Understanding Gradient Clipping: A Comprehensive Guide

In the vibrant and ever-evolving field of machine learning, managing the stability and efficiency of training deep neural networks is crucial. One such technique that has garnered significant attention is gradient clipping. This method is integral to solving issues related to the training of deep networks, particularly those concerns that stem from exploding gradients. Let’s delve into gradient clipping, exploring its purpose, implementation, and impact on neural network training.

What is Gradient Clipping?

Gradient clipping is a technique used during the training of machine learning models to prevent the gradients from becoming too large, a problem known as the exploding gradient. When gradients become excessively large, they can cause updates to the model’s weights that are too drastic, potentially driving the model into regions of the parameter space where it doesn’t converge, or worse, where the model’s weights diverge completely due to numerical instability.

The central idea of gradient clipping is to restrict the magnitude of gradients during backpropagation, thereby maintaining control over the update step’s size and ensuring stable learning dynamics. Gradient clipping is particularly pertinent in models that involve long sequences, such as recurrent neural networks (RNNs), where exploding gradients are a common issue.

How Does Gradient Clipping Work?

Gradient clipping is implemented by thresholding the computed gradients. This can be achieved through different methods:

Global Norm Clipping: This method scales down all the gradients by a scale factor when their L2 norm exceeds a pre-configured threshold. For instance, if the norm of the gradient exceeds the threshold value T, the gradient is scaled to be gradient * (T / ||gradient||). This approach is beneficial for maintaining the direction of the gradient while reducing its magnitude, thus controlling the updates.
Element-wise Clipping: This involves capping the gradient for each parameter individually. Each component of the gradient is clipped to fall within a specified range, say [-T, T]. This approach is simpler but can potentially disrupt the relative scaling between different components of the gradient.
Value Clipping: This method involves directly setting a maximum value for the weight updates. If any update surpasses this value, it is truncated.

The choice of threshold and clipping method can be task-specific and might require experimentation to find an optimal setting that improves convergence without restricting the model’s ability to learn.

Why Use Gradient Clipping?

Gradient clipping has several advantages:

Prevents Instability: By keeping the gradient magnitudes in check, gradient clipping can prevent weights from oscillating or diverging, thus stabilizing the training process.
Facilitates Convergence: Even under the presence of pathological curvature (due to poor initialization or learning rate settings), clipping helps foster convergence by ensuring that gradient values remain within a sensible range.
Enhances Robustness: When combined with other techniques like learning rate scheduling and normalization, gradient clipping can lead to more robust optimization, reducing the sensitivity to hyperparameters.
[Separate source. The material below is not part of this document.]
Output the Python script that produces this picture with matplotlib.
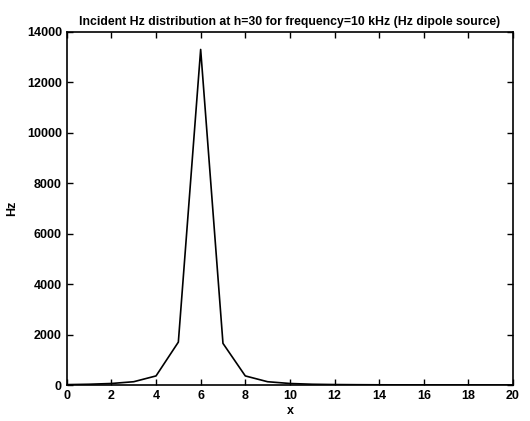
import matplotlib
matplotlib.use("Agg")
import matplotlib.pyplot as plt

# sample positions and incident Hz values
x = [0, 1, 2, 3, 4, 5, 6, 7, 8, 9, 10, 11, 12, 13, 14, 15, 16, 17, 18, 19, 20]
hz = [15, 30, 60, 130, 360, 1700, 13300, 1650, 360, 130, 60, 30, 18, 12, 8, 6, 5, 4, 3, 2, 2]

xticks = [0, 2, 4, 6, 8, 10, 12, 14, 16, 18, 20]
yticks = [0, 2000, 4000, 6000, 8000, 10000, 12000, 14000]

plt.rcParams['font.family'] = 'Liberation Sans'
plt.rcParams['font.weight'] = 'bold'

fig = plt.figure(figsize=(5.3, 4.21), dpi=100)
ax = fig.add_axes([0.126, 0.0855, 0.842, 0.839])

ax.plot(x, hz, color='black', linewidth=1.2)

ax.set_xlim(0, 20)
ax.set_ylim(0, 14000)
ax.set_xticks(xticks)
ax.set_yticks(yticks)
ax.tick_params(direction='in', length=4, width=1, labelsize=9, top=True, right=True)
for s in ax.spines.values():
    s.set_linewidth(1.2)

ax.set_xlabel('x', fontsize=9, fontweight='bold', labelpad=2)
ax.set_ylabel('Hz', fontsize=9, fontweight='bold', labelpad=6)
ax.set_title('Incident Hz distribution at h=30 for frequency=10 kHz (Hz dipole source)',
             fontsize=8.8, fontweight='bold', pad=5)

fig.savefig('out.png', dpi=100)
Implementing Gradient Clipping in Practice

Implementing gradient clipping typically involves setting the desired clipping method and threshold during the optimization phase of training the model. Most modern deep learning libraries, such as TensorFlow and PyTorch, provide built-in functionalities to integrate gradient clipping seamlessly:

For example, in PyTorch, gradient clipping can be implemented as follows:


import torch.nn as nn
 
def train(model, optimizer, data_loader, clip_value):
    model.train()
    for inputs, targets in data_loader:
        optimizer.zero_grad()  
        outputs = model(inputs)
        loss = nn.functional.mse_loss(outputs, targets)
        loss.backward()
        # Clip gradients
        nn.utils.clip_grad_norm_(model.parameters(), clip_value)
        optimizer.step()

Limitations and Considerations

Despite its benefits, gradient clipping isn’t without its faults. If the threshold is set inappropriately, it might hamper the learning process, leading to longer training times or failing to escape local minima effectively. Moreover, if used indiscriminately, it can overly restrict model updates, ultimately harming performance.

It is also noteworthy that clipping too aggressively, especially by using very conservative thresholds, can suppress valuable gradient information, potentially affecting the model’s ability to learn complex patterns.

Conclusion

Gradient clipping is a powerful technique in the machine learning arsenal, addressing critical issues of instability and non-convergence in deep learning. By controlling the magnitude of gradients, it supplements the learning process, facilitating more stable, efficient, and robust training of deep neural networks. While it offers significant benefits, it needs to be judiciously applied, balancing between preventing gradient explosions and preserving valuable learning signals. In the expansive domain of deep learning, where every efficiency counts, understanding and appropriately applying gradient clipping can be the difference between a successful training run and a failed one.